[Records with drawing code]
— Start —

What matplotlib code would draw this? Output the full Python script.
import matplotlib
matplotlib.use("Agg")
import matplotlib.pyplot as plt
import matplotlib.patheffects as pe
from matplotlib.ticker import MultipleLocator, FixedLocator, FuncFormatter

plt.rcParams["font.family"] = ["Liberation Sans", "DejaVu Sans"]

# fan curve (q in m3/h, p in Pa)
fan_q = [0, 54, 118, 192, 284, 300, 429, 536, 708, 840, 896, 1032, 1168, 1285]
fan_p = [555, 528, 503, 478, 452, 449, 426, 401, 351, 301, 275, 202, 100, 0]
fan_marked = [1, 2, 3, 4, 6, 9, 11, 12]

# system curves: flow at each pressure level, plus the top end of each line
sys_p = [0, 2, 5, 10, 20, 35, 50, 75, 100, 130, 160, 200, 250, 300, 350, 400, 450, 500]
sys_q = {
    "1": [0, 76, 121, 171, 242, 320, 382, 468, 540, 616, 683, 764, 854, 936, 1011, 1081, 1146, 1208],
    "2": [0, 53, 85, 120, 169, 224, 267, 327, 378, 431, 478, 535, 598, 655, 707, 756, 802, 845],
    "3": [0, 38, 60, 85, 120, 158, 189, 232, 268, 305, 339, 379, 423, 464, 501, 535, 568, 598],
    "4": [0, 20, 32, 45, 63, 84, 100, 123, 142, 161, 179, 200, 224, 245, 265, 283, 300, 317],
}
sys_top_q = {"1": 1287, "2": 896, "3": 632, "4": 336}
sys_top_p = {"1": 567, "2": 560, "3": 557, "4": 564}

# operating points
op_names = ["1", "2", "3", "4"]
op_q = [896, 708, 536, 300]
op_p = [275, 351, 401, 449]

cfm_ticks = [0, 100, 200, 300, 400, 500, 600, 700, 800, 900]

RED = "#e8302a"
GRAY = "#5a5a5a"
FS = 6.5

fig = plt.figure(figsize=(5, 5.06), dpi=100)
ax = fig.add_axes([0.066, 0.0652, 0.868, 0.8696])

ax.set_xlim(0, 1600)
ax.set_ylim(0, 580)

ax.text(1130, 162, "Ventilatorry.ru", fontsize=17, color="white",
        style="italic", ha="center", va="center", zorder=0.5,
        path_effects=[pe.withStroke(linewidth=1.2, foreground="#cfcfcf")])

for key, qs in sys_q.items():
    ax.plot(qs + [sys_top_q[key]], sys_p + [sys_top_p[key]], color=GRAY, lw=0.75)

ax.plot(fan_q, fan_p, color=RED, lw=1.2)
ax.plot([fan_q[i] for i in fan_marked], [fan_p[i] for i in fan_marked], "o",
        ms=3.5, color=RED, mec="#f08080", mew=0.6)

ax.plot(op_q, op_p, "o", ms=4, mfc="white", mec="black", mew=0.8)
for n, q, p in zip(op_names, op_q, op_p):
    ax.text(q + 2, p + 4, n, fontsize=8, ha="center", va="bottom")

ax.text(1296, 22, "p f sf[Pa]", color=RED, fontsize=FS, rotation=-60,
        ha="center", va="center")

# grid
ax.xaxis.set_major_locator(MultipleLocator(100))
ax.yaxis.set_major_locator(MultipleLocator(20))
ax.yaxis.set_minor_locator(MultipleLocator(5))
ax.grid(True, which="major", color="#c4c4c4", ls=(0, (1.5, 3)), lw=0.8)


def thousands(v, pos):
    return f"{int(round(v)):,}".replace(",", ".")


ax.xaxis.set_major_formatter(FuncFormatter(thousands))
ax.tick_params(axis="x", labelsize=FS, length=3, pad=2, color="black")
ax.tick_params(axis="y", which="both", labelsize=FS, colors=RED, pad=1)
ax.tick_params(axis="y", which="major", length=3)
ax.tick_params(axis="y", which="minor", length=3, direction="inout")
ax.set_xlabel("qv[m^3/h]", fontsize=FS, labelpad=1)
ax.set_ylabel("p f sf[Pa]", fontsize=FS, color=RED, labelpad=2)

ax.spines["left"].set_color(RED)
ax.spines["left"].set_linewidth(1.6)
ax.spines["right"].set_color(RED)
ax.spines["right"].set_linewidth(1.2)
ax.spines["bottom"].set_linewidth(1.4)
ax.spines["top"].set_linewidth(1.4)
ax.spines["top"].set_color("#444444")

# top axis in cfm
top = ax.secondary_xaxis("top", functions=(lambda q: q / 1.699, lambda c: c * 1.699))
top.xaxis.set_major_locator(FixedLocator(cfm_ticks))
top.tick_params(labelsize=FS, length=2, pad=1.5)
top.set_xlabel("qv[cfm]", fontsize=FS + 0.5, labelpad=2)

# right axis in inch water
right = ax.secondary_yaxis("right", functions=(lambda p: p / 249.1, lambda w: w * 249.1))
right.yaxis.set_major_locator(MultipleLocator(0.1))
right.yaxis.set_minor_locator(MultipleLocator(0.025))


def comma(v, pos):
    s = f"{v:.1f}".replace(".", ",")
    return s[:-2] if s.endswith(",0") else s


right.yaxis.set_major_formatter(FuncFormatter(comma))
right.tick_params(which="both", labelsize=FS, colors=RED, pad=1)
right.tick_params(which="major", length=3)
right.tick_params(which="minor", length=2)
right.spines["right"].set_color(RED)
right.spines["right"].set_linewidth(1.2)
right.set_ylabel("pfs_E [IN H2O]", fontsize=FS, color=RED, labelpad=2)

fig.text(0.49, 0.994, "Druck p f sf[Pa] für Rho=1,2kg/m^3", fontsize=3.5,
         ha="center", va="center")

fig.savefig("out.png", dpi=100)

— End —
— Start —

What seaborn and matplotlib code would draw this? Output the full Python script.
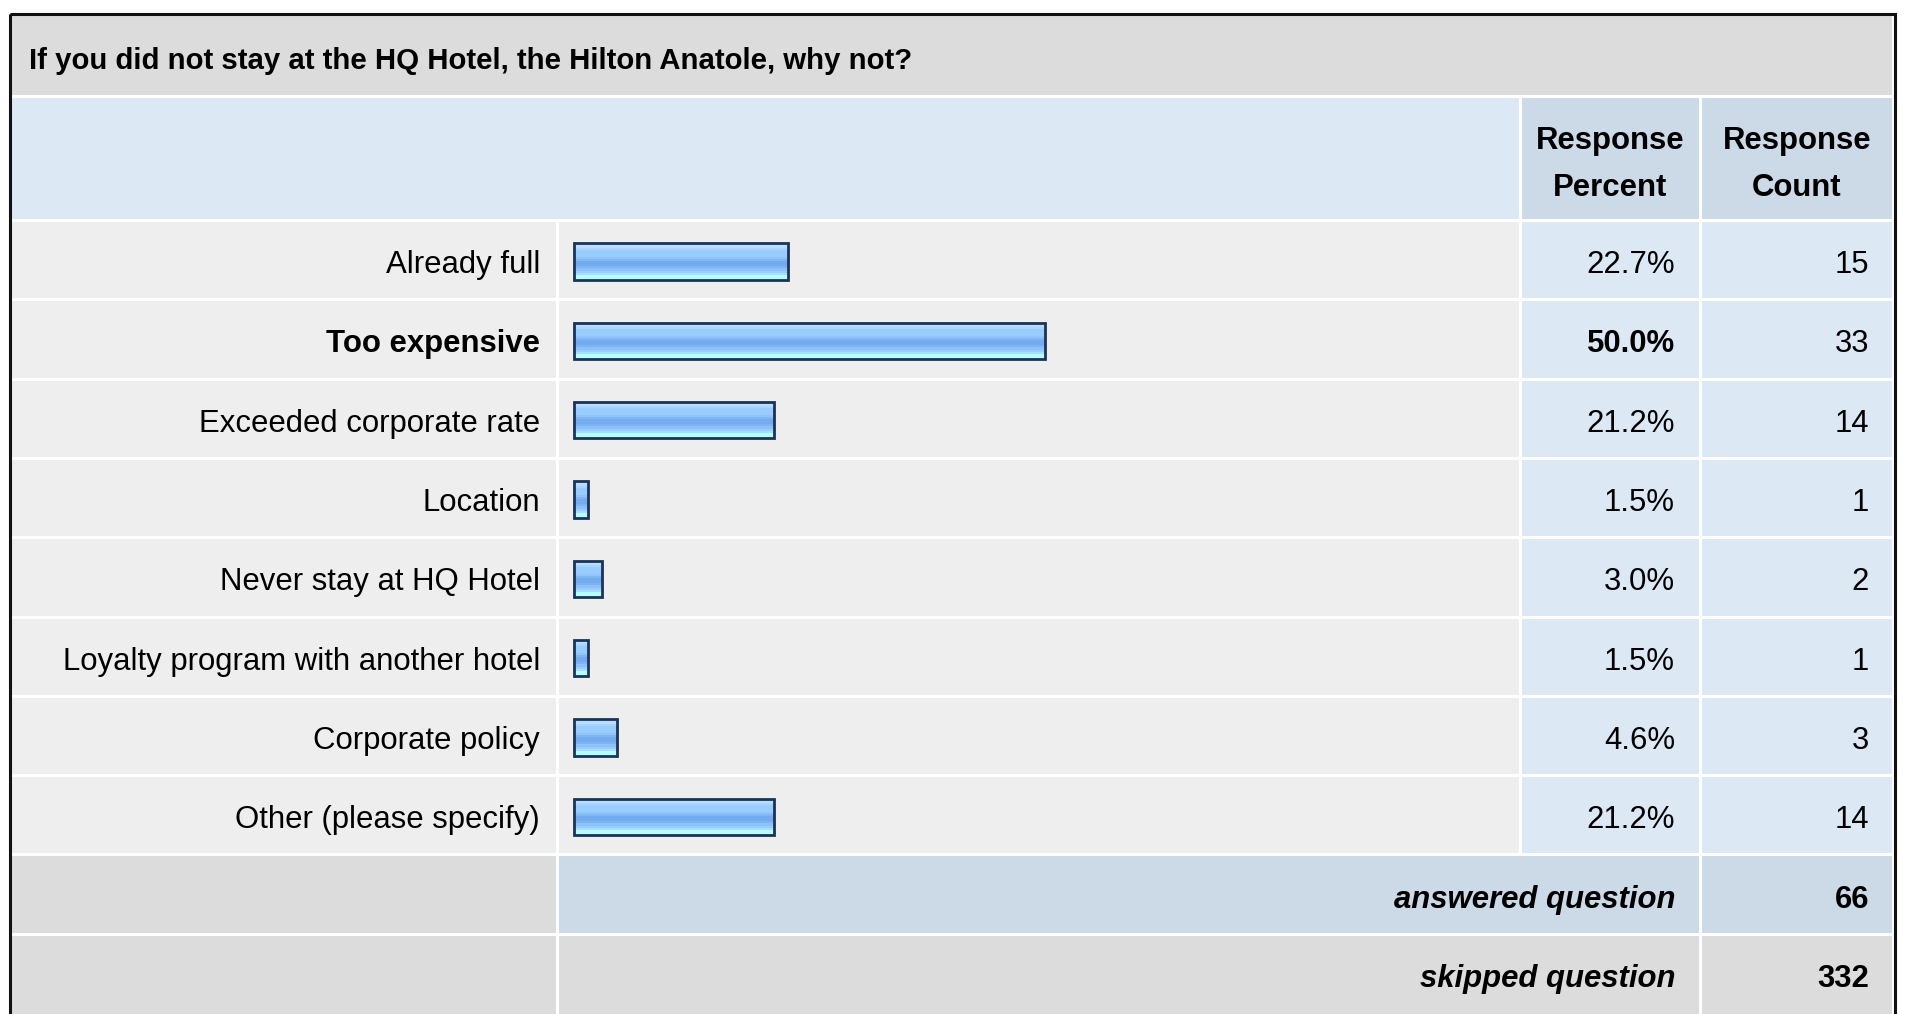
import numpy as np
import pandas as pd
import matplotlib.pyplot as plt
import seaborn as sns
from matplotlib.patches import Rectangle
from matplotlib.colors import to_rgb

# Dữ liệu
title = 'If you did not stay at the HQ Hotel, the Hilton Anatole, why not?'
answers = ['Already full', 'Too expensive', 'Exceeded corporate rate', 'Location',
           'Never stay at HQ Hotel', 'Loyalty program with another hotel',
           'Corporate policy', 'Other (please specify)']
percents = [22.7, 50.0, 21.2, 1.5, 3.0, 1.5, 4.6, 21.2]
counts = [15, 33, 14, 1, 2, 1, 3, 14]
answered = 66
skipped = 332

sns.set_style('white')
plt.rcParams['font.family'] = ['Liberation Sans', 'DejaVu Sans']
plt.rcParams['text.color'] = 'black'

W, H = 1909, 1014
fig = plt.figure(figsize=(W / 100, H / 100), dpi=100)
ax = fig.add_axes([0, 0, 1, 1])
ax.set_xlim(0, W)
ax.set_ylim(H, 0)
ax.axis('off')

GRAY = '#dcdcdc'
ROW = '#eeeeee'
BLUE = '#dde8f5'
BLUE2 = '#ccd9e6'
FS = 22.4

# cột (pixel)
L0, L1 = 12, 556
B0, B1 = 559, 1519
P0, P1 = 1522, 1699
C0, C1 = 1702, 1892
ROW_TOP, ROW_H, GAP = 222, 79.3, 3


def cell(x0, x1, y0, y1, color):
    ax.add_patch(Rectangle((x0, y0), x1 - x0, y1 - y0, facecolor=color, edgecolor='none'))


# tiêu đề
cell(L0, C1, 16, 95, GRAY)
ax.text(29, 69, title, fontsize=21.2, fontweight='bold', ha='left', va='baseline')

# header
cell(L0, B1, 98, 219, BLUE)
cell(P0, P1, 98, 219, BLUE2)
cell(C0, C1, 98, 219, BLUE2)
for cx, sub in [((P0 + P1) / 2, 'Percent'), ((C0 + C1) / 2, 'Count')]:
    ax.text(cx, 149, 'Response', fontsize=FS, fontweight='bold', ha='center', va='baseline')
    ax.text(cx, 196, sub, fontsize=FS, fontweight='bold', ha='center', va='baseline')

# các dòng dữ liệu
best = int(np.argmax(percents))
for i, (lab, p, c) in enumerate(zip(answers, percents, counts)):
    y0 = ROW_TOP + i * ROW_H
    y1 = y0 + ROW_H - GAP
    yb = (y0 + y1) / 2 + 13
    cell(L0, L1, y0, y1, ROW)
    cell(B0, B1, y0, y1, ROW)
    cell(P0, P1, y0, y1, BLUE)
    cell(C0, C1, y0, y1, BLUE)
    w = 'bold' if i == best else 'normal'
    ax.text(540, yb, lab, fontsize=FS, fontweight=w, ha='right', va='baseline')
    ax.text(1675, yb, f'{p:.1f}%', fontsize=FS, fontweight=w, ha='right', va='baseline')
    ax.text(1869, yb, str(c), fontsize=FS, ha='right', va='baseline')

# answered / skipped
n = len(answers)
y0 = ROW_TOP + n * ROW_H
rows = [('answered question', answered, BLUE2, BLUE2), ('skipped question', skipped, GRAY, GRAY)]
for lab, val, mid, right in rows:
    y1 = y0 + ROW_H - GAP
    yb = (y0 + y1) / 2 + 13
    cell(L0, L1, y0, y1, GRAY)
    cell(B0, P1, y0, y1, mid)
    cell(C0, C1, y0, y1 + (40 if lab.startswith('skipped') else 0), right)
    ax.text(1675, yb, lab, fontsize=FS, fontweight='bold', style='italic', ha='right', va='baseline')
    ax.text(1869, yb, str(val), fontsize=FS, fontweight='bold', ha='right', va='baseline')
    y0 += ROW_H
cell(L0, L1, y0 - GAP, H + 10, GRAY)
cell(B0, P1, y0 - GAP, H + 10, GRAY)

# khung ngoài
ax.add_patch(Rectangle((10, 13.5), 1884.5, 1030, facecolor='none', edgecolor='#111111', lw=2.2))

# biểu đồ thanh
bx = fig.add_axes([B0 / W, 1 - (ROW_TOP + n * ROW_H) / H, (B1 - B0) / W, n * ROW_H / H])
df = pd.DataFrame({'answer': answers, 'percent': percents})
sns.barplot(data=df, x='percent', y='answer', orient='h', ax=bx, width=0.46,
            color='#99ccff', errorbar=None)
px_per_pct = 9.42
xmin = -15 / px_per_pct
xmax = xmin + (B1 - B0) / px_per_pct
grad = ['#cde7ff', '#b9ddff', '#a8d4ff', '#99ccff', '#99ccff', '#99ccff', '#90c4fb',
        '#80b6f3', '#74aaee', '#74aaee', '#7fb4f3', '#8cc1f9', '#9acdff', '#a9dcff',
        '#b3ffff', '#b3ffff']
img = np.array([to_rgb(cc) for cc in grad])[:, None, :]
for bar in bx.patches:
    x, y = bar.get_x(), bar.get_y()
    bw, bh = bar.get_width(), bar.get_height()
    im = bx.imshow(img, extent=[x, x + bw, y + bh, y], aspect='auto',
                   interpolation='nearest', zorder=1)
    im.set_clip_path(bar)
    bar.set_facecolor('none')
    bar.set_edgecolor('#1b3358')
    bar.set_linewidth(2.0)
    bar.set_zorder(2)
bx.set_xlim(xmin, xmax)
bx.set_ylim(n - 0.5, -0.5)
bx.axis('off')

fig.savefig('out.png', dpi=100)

— End —
— Start —

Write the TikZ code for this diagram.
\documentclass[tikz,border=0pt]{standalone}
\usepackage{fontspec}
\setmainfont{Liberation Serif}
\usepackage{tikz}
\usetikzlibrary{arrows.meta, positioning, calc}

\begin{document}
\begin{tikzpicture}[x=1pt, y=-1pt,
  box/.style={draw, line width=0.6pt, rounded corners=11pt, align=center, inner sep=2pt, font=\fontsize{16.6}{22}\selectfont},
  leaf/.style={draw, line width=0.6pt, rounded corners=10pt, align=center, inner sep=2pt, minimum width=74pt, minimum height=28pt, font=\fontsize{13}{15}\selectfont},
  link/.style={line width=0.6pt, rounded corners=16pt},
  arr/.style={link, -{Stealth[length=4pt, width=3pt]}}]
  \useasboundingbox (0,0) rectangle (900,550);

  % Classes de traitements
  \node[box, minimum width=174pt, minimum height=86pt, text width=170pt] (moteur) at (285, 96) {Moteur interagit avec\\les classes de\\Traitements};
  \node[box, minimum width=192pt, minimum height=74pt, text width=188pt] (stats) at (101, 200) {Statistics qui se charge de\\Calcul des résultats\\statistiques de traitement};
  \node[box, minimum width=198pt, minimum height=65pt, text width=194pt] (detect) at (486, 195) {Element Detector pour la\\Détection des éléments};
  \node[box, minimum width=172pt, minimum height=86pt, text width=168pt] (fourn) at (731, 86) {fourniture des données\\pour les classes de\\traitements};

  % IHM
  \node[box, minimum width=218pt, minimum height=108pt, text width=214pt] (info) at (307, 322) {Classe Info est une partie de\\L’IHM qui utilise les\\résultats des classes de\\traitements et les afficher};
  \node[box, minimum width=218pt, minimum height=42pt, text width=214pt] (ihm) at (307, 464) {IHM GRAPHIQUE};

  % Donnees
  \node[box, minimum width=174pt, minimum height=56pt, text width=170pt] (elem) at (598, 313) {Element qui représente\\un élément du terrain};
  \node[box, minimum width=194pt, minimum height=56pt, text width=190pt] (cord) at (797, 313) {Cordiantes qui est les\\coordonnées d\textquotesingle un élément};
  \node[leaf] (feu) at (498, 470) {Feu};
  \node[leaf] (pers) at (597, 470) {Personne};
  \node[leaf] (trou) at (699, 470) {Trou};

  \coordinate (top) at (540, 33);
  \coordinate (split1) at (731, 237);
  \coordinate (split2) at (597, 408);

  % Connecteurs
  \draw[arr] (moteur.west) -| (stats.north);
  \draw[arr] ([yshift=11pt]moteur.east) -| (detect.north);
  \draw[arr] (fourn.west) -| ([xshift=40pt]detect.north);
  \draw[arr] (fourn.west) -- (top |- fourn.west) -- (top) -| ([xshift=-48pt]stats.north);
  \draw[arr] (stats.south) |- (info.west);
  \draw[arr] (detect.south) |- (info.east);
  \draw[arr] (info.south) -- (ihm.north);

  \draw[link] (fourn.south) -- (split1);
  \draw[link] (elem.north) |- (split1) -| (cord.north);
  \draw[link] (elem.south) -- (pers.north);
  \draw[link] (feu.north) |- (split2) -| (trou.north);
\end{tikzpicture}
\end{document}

— End —

- Instructions to follow -
The first line to copy holds "What seaborn and", and the last holds "fontsize=FS, ha='right', va='baseline')". Copy them and the lines between exactly, leaving out pictures.

- Correct result -
What seaborn and matplotlib code would draw this? Output the full Python script.
import numpy as np
import pandas as pd
import matplotlib.pyplot as plt
import seaborn as sns
from matplotlib.patches import Rectangle
from matplotlib.colors import to_rgb

# Dữ liệu
title = 'If you did not stay at the HQ Hotel, the Hilton Anatole, why not?'
answers = ['Already full', 'Too expensive', 'Exceeded corporate rate', 'Location',
           'Never stay at HQ Hotel', 'Loyalty program with another hotel',
           'Corporate policy', 'Other (please specify)']
percents = [22.7, 50.0, 21.2, 1.5, 3.0, 1.5, 4.6, 21.2]
counts = [15, 33, 14, 1, 2, 1, 3, 14]
answered = 66
skipped = 332

sns.set_style('white')
plt.rcParams['font.family'] = ['Liberation Sans', 'DejaVu Sans']
plt.rcParams['text.color'] = 'black'

W, H = 1909, 1014
fig = plt.figure(figsize=(W / 100, H / 100), dpi=100)
ax = fig.add_axes([0, 0, 1, 1])
ax.set_xlim(0, W)
ax.set_ylim(H, 0)
ax.axis('off')

GRAY = '#dcdcdc'
ROW = '#eeeeee'
BLUE = '#dde8f5'
BLUE2 = '#ccd9e6'
FS = 22.4

# cột (pixel)
L0, L1 = 12, 556
B0, B1 = 559, 1519
P0, P1 = 1522, 1699
C0, C1 = 1702, 1892
ROW_TOP, ROW_H, GAP = 222, 79.3, 3


def cell(x0, x1, y0, y1, color):
    ax.add_patch(Rectangle((x0, y0), x1 - x0, y1 - y0, facecolor=color, edgecolor='none'))


# tiêu đề
cell(L0, C1, 16, 95, GRAY)
ax.text(29, 69, title, fontsize=21.2, fontweight='bold', ha='left', va='baseline')

# header
cell(L0, B1, 98, 219, BLUE)
cell(P0, P1, 98, 219, BLUE2)
cell(C0, C1, 98, 219, BLUE2)
for cx, sub in [((P0 + P1) / 2, 'Percent'), ((C0 + C1) / 2, 'Count')]:
    ax.text(cx, 149, 'Response', fontsize=FS, fontweight='bold', ha='center', va='baseline')
    ax.text(cx, 196, sub, fontsize=FS, fontweight='bold', ha='center', va='baseline')

# các dòng dữ liệu
best = int(np.argmax(percents))
for i, (lab, p, c) in enumerate(zip(answers, percents, counts)):
    y0 = ROW_TOP + i * ROW_H
    y1 = y0 + ROW_H - GAP
    yb = (y0 + y1) / 2 + 13
    cell(L0, L1, y0, y1, ROW)
    cell(B0, B1, y0, y1, ROW)
    cell(P0, P1, y0, y1, BLUE)
    cell(C0, C1, y0, y1, BLUE)
    w = 'bold' if i == best else 'normal'
    ax.text(540, yb, lab, fontsize=FS, fontweight=w, ha='right', va='baseline')
    ax.text(1675, yb, f'{p:.1f}%', fontsize=FS, fontweight=w, ha='right', va='baseline')
    ax.text(1869, yb, str(c), fontsize=FS, ha='right', va='baseline')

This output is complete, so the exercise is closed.